Say I have $\left|1,\psi\right>$ which is a vector in one representation of $\mathcal L$, where $\mathcal L$ is a Lie algebra and $\left|2,\phi\right>$ which is a vector in another representation, and A,B $\in$ $\mathcal L$. I want to show:
$$[A,B](\left|1,\psi\right> \otimes \left|2,\phi\right>)=([A,B]\left|1,\psi\right>)\otimes\left|2,\phi\right>+\left|1,\psi\right>\otimes([A,B]\left|2,\phi\right>)$$
I know:
(1) $(v_1+v_2)\otimes w=v_1\otimes w + v_2 \otimes w$
(2) $v \otimes(w_1+w_2)=v\otimes w_1 + v \otimes w_2$
(3) $\alpha(v\otimes w)=(\alpha v)\otimes w=v \otimes (\alpha w)$
(4) $(A\otimes B)(C \otimes D)=AC\otimes BD$
However I'm not sure how any of these help, since (3) only applies if $\alpha$ is a scalar, which [A,B] is not (I don't think), and (1) and (2) only help if you're directly using the tensor product. (4) also doesn't seem to apply because [A,B] does not equal (A $\otimes$ B).
I'm not sure how to initially expand the equation.

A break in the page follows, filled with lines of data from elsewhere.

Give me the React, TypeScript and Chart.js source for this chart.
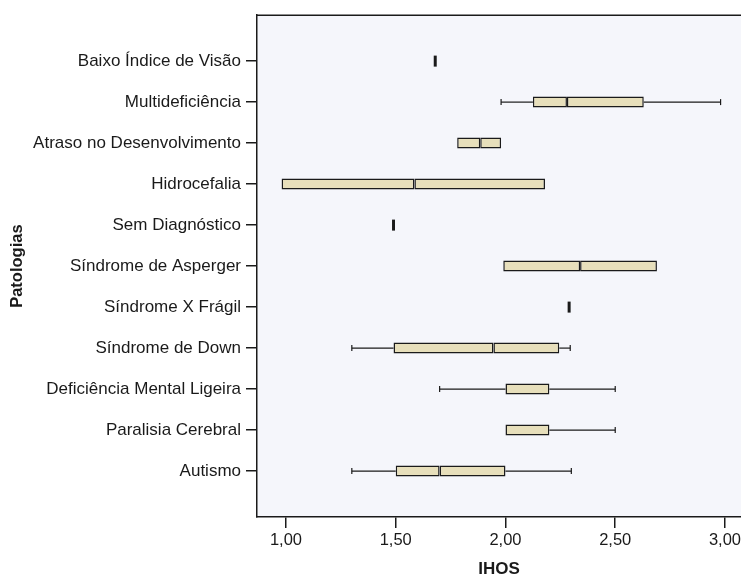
import React, { useEffect, useRef } from "react";
import { Chart, registerables } from "chart.js";

Chart.register(...registerables);

const categories = [
  "Baixo Índice de Visão",
  "Multideficiência",
  "Atraso no Desenvolvimento",
  "Hidrocefalia",
  "Sem Diagnóstico",
  "Síndrome de Asperger",
  "Síndrome X Frágil",
  "Síndrome de Down",
  "Deficiência Mental Ligeira",
  "Paralisia Cerebral",
  "Autismo",
];
const whiskerLow: (number | null)[] = [null, 1.98, null, null, null, null, null, 1.3, 1.7, null, 1.3];
const q1: number[] = [1.68, 2.125, 1.78, 0.98, 1.49, 1.99, 2.29, 1.49, 2.0, 2.0, 1.5];
const median: number[] = [1.68, 2.28, 1.885, 1.585, 1.49, 2.34, 2.29, 1.945, 2.0, 2.0, 1.7];
const q3: number[] = [1.68, 2.63, 1.98, 2.18, 1.49, 2.69, 2.29, 2.245, 2.2, 2.2, 2.0];
const whiskerHigh: (number | null)[] = [null, 2.98, null, null, null, null, null, 2.295, 2.5, 2.5, 2.3];
const xTickValues = [1.0, 1.5, 2.0, 2.5, 3.0];
const xTickLabels = ["1,00", "1,50", "2,00", "2,50", "3,00"];

const FONT = "'Liberation Sans', Arial, Helvetica, sans-serif";
const BOX_FILL = "#e7dfbb";
const PLOT_BG = "#f5f6fb";
const INK = "#1a1a1a";
const BOX_H = 11;

const boxPlugin = {
  id: "boxExtras",
  beforeDraw(chart: any) {
    const { ctx, chartArea: a } = chart;
    ctx.save();
    ctx.fillStyle = "#ffffff";
    ctx.fillRect(0, 0, chart.width, chart.height);
    ctx.fillStyle = PLOT_BG;
    ctx.fillRect(a.left, a.top, a.right - a.left, a.bottom - a.top);
    ctx.restore();
  },
  beforeDatasetsDraw(chart: any) {
    const { ctx } = chart;
    const xs = chart.scales.x;
    const ys = chart.scales.y;
    ctx.save();
    ctx.strokeStyle = INK;
    ctx.lineWidth = 1.2;
    categories.forEach((_, i) => {
      const y = ys.getPixelForValue(i);
      const segs: [number | null, number][] = [
        [whiskerLow[i], q1[i]],
        [whiskerHigh[i], q3[i]],
      ];
      segs.forEach(([w, edge]) => {
        if (w === null) return;
        const xw = xs.getPixelForValue(w);
        const xe = xs.getPixelForValue(edge);
        ctx.beginPath();
        ctx.moveTo(xw, y);
        ctx.lineTo(xe, y);
        ctx.stroke();
        ctx.beginPath();
        ctx.moveTo(xw, y - 3);
        ctx.lineTo(xw, y + 3);
        ctx.stroke();
      });
    });
    ctx.restore();
  },
  afterDatasetsDraw(chart: any) {
    const { ctx, chartArea: a } = chart;
    const xs = chart.scales.x;
    const ys = chart.scales.y;
    ctx.save();
    ctx.strokeStyle = INK;
    ctx.lineWidth = 3;
    categories.forEach((_, i) => {
      if (q1[i] === q3[i]) {
        const x = xs.getPixelForValue(q1[i]);
        const y = ys.getPixelForValue(i);
        ctx.beginPath();
        ctx.moveTo(x, y - BOX_H / 2);
        ctx.lineTo(x, y + BOX_H / 2);
        ctx.stroke();
      }
    });
    ctx.lineWidth = 1.5;
    ctx.beginPath();
    ctx.moveTo(a.left, a.top);
    ctx.lineTo(a.right, a.top);
    ctx.stroke();
    ctx.restore();
  },
};

export default function App() {
  const ref = useRef<HTMLCanvasElement | null>(null);

  useEffect(() => {
    document.body.style.margin = "0";
    if (!ref.current) return;
    const boxes = (lo: number[], hi: number[]) =>
      categories.map((_, i) => ({ x: [lo[i], hi[i]], y: i }));

    const common = {
      backgroundColor: BOX_FILL,
      borderColor: INK,
      borderWidth: 1.5,
      borderSkipped: false,
      maxBarThickness: BOX_H,
      barPercentage: 0.9,
      categoryPercentage: 1,
      grouped: false,
    };

    const chart = new Chart(ref.current, {
      type: "bar",
      data: {
        datasets: [
          { label: "Q1-Mediana", data: boxes(q1, median) as any, ...common },
          { label: "Mediana-Q3", data: boxes(median, q3) as any, ...common },
        ],
      },
      options: {
        indexAxis: "y",
        animation: false,
        responsive: false,
        maintainAspectRatio: false,
        layout: { padding: { top: 14, right: 0, left: 0, bottom: 0 } },
        plugins: {
          legend: { display: false },
          tooltip: { enabled: false },
        },
        scales: {
          x: {
            type: "linear",
            min: 0.868,
            max: 3.073,
            offset: false,
            grid: {
              display: true,
              offset: false,
              drawOnChartArea: false,
              drawTicks: true,
              tickLength: 11,
              color: INK,
              lineWidth: 1.5,
            },
            border: { display: true, color: INK, width: 1.5 },
            afterBuildTicks: (scale: any) => {
              scale.ticks = xTickValues.map((v) => ({ value: v }));
            },
            afterFit: (scale: any) => {
              scale.height = 63;
              scale.paddingLeft = 0;
              scale.paddingRight = 0;
            },
            ticks: {
              includeBounds: false,
              padding: 3,
              color: INK,
              font: { family: FONT, size: 16.5 },
              maxRotation: 0,
              callback: (v: any) => {
                const k = xTickValues.indexOf(Number(v));
                return k >= 0 ? xTickLabels[k] : "";
              },
            },
            title: {
              display: true,
              text: "IHOS",
              color: INK,
              font: { family: FONT, size: 17, weight: "bold" },
              padding: { top: 0, bottom: 0 },
            },
          },
          y: {
            type: "linear",
            reverse: true,
            min: -1.12,
            max: 11.12,
            offset: false,
            grid: {
              display: true,
              offset: false,
              drawOnChartArea: false,
              drawTicks: true,
              tickLength: 11,
              color: INK,
              lineWidth: 1.5,
            },
            border: { display: true, color: INK, width: 1.5 },
            afterBuildTicks: (scale: any) => {
              scale.ticks = categories.map((_, i) => ({ value: i }));
            },
            afterFit: (scale: any) => {
              scale.width = 257;
            },
            ticks: {
              includeBounds: false,
              padding: 5,
              color: INK,
              font: { family: FONT, size: 17 },
              callback: (v: any) => categories[Number(v)] ?? "",
            },
            title: {
              display: true,
              text: "Patologias",
              color: INK,
              font: { family: FONT, size: 16.5, weight: "bold" },
              padding: { top: 8, bottom: 0 },
            },
          },
        },
      },
      plugins: [boxPlugin],
    } as any);
    return () => chart.destroy();
  }, []);

  return (
    <div style={{ width: 741, height: 580 }}>
      <canvas ref={ref} width={741} height={580} style={{ display: "block" }} />
    </div>
  );
}
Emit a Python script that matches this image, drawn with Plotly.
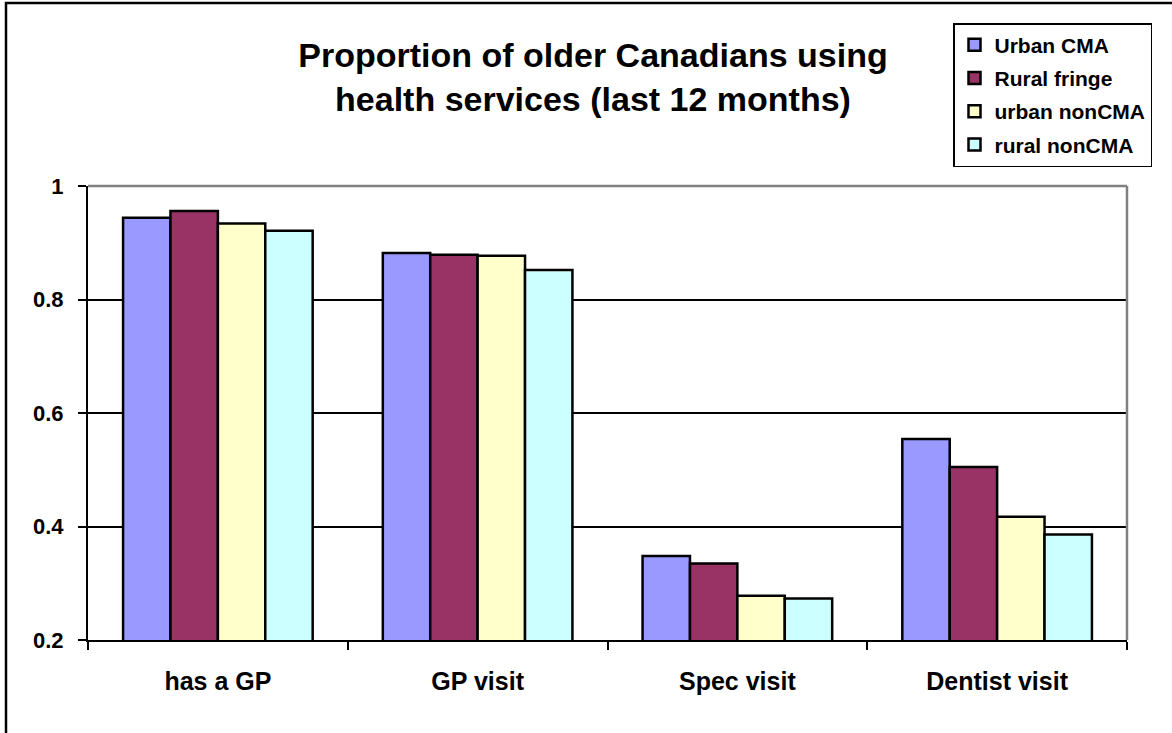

My instinct says I'd do:
$[A,B](\left|1,\psi\right> \otimes \left|2,\phi\right>)= [A,B]\left|1,\psi\right> \otimes [A,B]\left|2,\phi\right>$
but this just looks wrong to me. To be clear this is part of a problem set in groups and symmetries. I'm not looking for an entire step by step answer, but a hint in the right direction would be greatly appreciated. A hint given in the question is that one intermediate step should have 8 terms.
If $\mathcal{L}$ is a Lie algebra and $V$ and $W$ are two representations of $\mathcal{L}$, then the tensor product representation on $V\otimes W$ is defined by $$X(v\otimes w)=(Xv)\otimes w+v\otimes(Xw)$$ for each $X\in\mathcal{L}$. In particular, letting $X=[A,B]$, the equation you wish to prove is true by definition (the right-hand side is the definition of the left-hand side!).